En la actualidad somos testigos de una recopilación de tradiciones que se fueron mezclando y modificando para replicarse en nuestras polis modernas, dando lugar a algo completamente diferente. Mientras tanto, el juego de las máscaras sigue vigente: personas que se convierten en otra en una danza desenfrenada que desestabiliza la cordura. ¿Será que las antiguas tradiciones supieron integrar el “caos” en su “orden” para mantener y regenerar la dinámica de su movimiento? El sol cada día rompe las tinieblas de la oscuridad de la noche y con sus rayos devuelve la claridad perdida por el “caos” de la noche. Apolo en cada amanecer toma la posta de las manos de Dionisio y Dionisio tras cada atardecer extiende el velo de la noche. ¿Sería natural que existiera uno sin el otro? La armonía no se aprecia sino como equilibrio entre lo conocido y lo desconocido, lo uno y lo otro.



Carnaval de Venezia (Izq.), carnaval en Brasil (Sup.) y carnaval en Tilcara, Argentina (Inf.)

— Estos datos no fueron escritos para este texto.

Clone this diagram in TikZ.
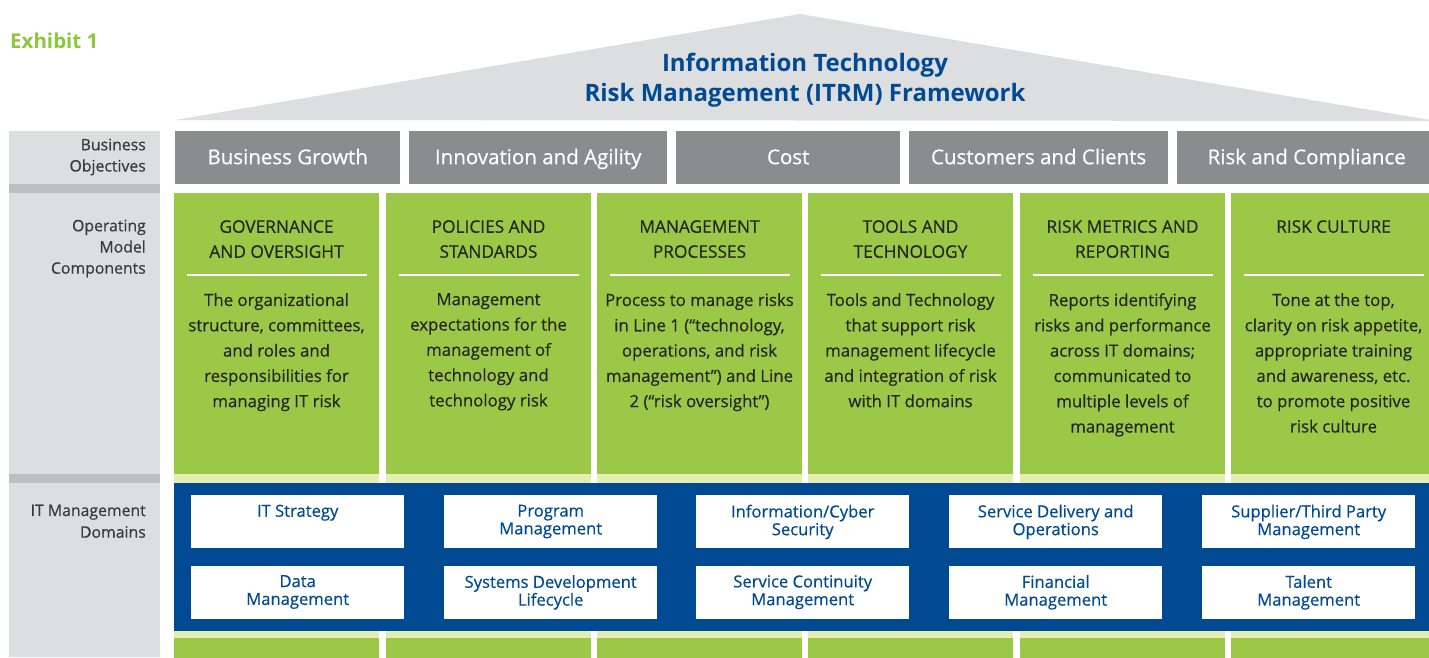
\documentclass[tikz,border=0pt]{standalone}
\usepackage{fontspec}
\setmainfont{Open Sans}
\newfontfamily\itmed{Open Sans}[FakeBold=0.5]
\usepackage{xcolor}
\usetikzlibrary{positioning}
\definecolor{itgreen}{RGB}{155,201,71}
\definecolor{itlightgreen}{RGB}{228,238,176}
\definecolor{itblue}{RGB}{0,74,147}
\definecolor{itgray}{RGB}{139,140,142}
\definecolor{itpale}{RGB}{221,222,224}
\definecolor{itband}{RGB}{190,191,193}
\definecolor{ittext}{RGB}{38,38,38}
\definecolor{itlabel}{RGB}{58,58,58}
\definecolor{itexhibit}{RGB}{141,198,63}
\tikzset{
objective/.style={
  anchor=north west,
  fill=itgray,
  text=white,
  inner sep=0pt,
  minimum height=53pt,
  text height=15pt,
  text depth=2pt,
  font=\itmed\fontsize{20.5}{22}\selectfont
},
compcol/.style={
  anchor=north,
  fill=itgreen,
  inner sep=0pt,
  minimum width=205pt,
  minimum height=281pt
},
comphead/.style={
  anchor=north,
  inner sep=0pt,
  text=ittext,
  align=center,
  font=\itmed\fontsize{17.3}{25}\selectfont
},
compbody/.style={
  anchor=north,
  inner sep=0pt,
  text=ittext,
  align=center,
  font=\itmed\fontsize{16.8}{25.3}\selectfont
},
sidelabel/.style={
  anchor=north east,
  inner sep=0pt,
  text=itlabel,
  align=right,
  font=\itmed\fontsize{15.8}{21.2}\selectfont
},
domainbox/.style={
  anchor=north west,
  fill=white,
  inner sep=0pt,
  minimum width=213pt,
  minimum height=53pt
},
domainlabel/.style={
  anchor=north,
  inner sep=0pt,
  text=itblue,
  align=center,
  font=\itmed\fontsize{16.6}{17.8}\selectfont
},
}

\begin{document}
\begin{tikzpicture}[x=1pt,y=-1pt]
\useasboundingbox (0,0) rectangle (1429,657);
\clip (0,0) rectangle (1429,657);
% the roof
\fill[itpale] (175,120) -- (800,14) -- (1436,121) -- cycle;
\node[anchor=north, text=itblue, align=center, inner sep=0pt,
  font=\bfseries\fontsize{24}{30.7}\selectfont] (title) at (805,52.5)
  {Information Technology\\Risk Management (ITRM) Framework};
\node[anchor=north west, inner sep=0pt, text=itexhibit,
  font=\bfseries\fontsize{20.5}{22}\selectfont] (exhibit) at (10,32.5) {Exhibit 1};
% the side column
\fill[itpale] (9,131) rectangle (160,657);
\fill[itband] (9,184) rectangle (160,193);
\fill[itband] (9,474) rectangle (160,483);
\node[sidelabel] (lblobj) at (146,138.5) {Business\\Objectives};
\node[sidelabel] (lblcomp) at (146,219.5) {Operating\\Model\\Components};
\node[sidelabel, font=\itmed\fontsize{15.8}{21.7}\selectfont] (lbldom) at (146,504.5) {IT Management\\Domains};
% business objectives
\node[objective, minimum width=225pt] (obj1) at (175,131) {Business Growth};
\node[objective, minimum width=258pt] (obj2) at (409,131) {Innovation and Agility};
\node[objective, minimum width=224pt] (obj3) at (676,131) {Cost};
\node[objective, minimum width=259pt] (obj4) at (909,131) {Customers and Clients};
\node[objective, minimum width=259pt] (obj5) at (1177,131) {Risk and Compliance};
% operating model components
\foreach \cx/\head/\body [count=\i] in {
  276.5/{GOVERNANCE\\AND OVERSIGHT}/{The organizational\\structure, committees,\\and roles and\\responsibilities for\\managing IT risk},
  488.5/{POLICIES AND\\STANDARDS}/{Management\\expectations for the\\management of\\technology and\\technology risk},
  699.5/{MANAGEMENT\\PROCESSES}/{Process to manage risks\\in Line 1 (“technology,\\operations, and risk\\management”) and Line\\2 (“risk oversight”)},
  910.5/{TOOLS AND\\TECHNOLOGY}/{Tools and Technology\\that support risk\\management lifecycle\\and integration of risk\\with IT domains},
  1122.5/{RISK METRICS AND\\REPORTING}/{Reports identifying\\risks and performance\\across IT domains;\\communicated to\\multiple levels of\\management},
  1333.5/{RISK CULTURE}/{Tone at the top,\\clarity on risk appetite,\\appropriate training\\and awareness, etc.\\to promote positive\\risk culture}}
{
  \node[compcol] (col\i) at (\cx,193) {};
  \fill[itlightgreen] (col\i.south west) rectangle ++(205,9);
  \fill[itlightgreen] (\cx-102.5,631) rectangle (\cx+102.5,638);
  \fill[itgreen] (\cx-102.5,638) rectangle (\cx+102.5,660);
  \node[comphead, below=27pt of col\i.north] (head\i) {\head};
  \draw[white, line width=1.5pt] (\cx-90,275) -- (\cx+90,275);
  \node[compbody, below=100pt of col\i.north] (body\i) {\body};
}
% IT management domains
\node[anchor=north west, fill=itblue, inner sep=0pt,
  minimum width=1262pt, minimum height=148pt] (band) at (174,483) {};
\foreach \dx/\upper/\lower [count=\i] in {
  191/{IT Strategy}/{Data\\Management},
  444/{Program\\Management}/{Systems Development\\Lifecycle},
  696/{Information/Cyber\\Security}/{Service Continuity\\Management},
  949/{Service Delivery and\\Operations}/{Financial\\Management},
  1202/{Supplier/Third Party\\Management}/{Talent\\Management}}
{
  \node[domainbox] (dom\i a) at (\dx,495) {};
  \node[domainbox] (dom\i b) at (\dx,566) {};
  \node[domainlabel, below=9.5pt of dom\i a.north] (lbl\i a) {\upper};
  \node[domainlabel, below=9pt of dom\i b.north] (lbl\i b) {\lower};
}
\end{tikzpicture}
\end{document}
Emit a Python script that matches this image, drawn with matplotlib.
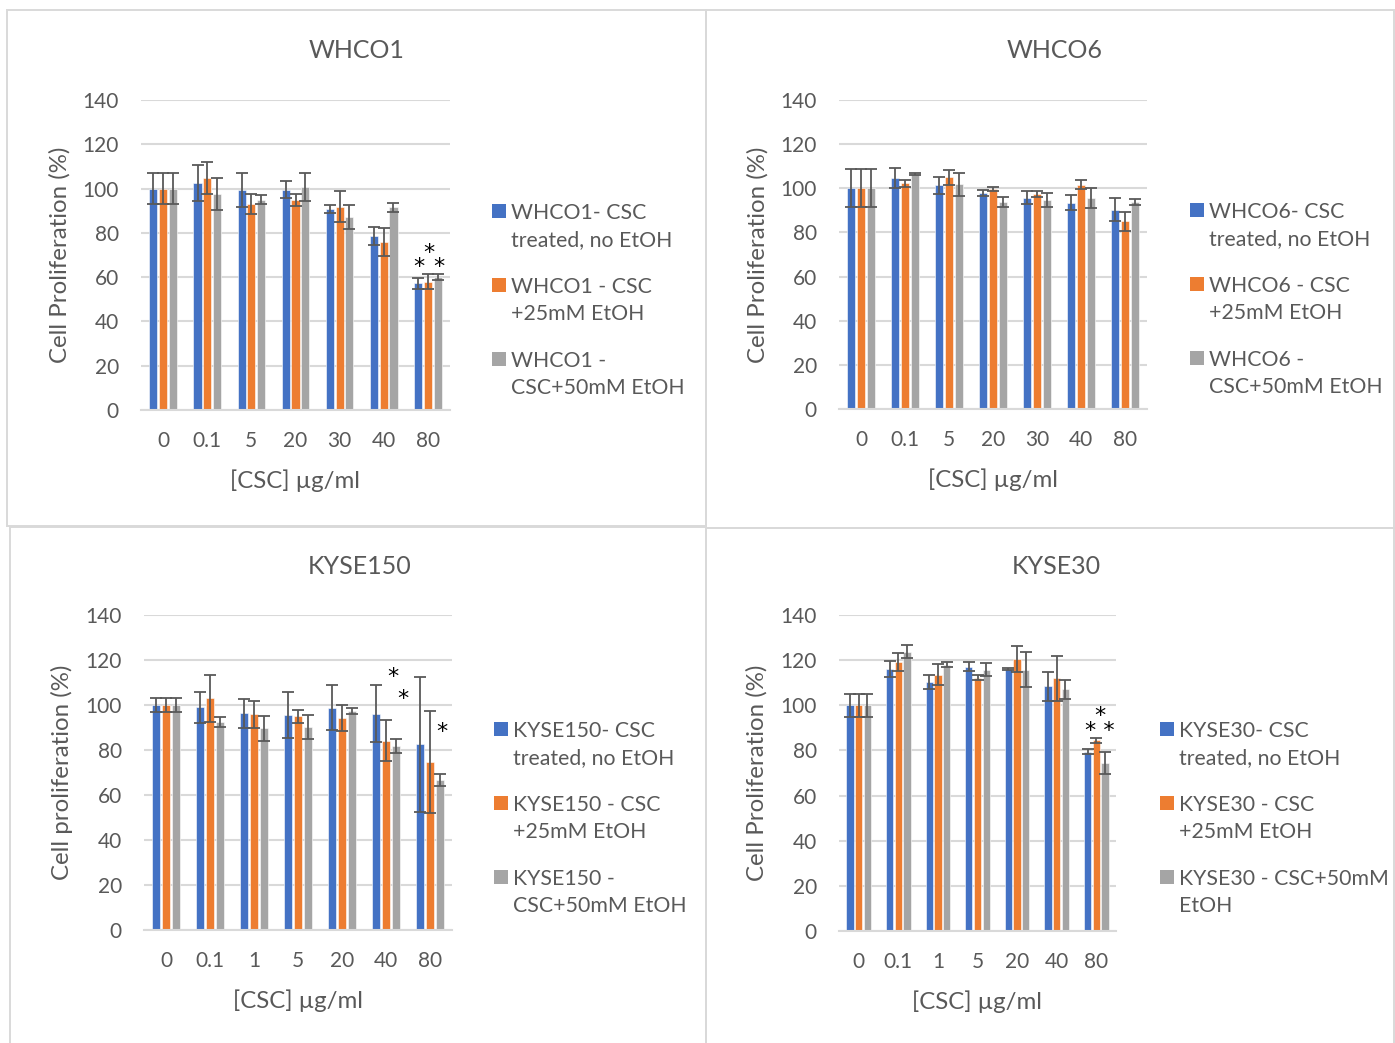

En estas celebraciones, hasta el día de hoy, se siguen mezclando personas muy distintas, de diferentes clases sociales, profesiones y ambiciones y, por un par de horas, dejan de ser ellas mismas para compartir con los demás un momento en el que parece estar todo permitido y donde las distintas personalidades se funden, pasando a ser una gran masa que se convierte en la estrella de la jornada.

Los viejos rituales de las danzas báquicas suenan de nuevo en cada Carnaval para recordarnos que la vida es UNA atrás de las máscaras que juegan con las apariencias. Esta VIDA UNA se mueve con ritmos de un dinamismo que integra las aparentes dualidades: día y noche, bien y mal, energía y materia, en fin: vida y muerte.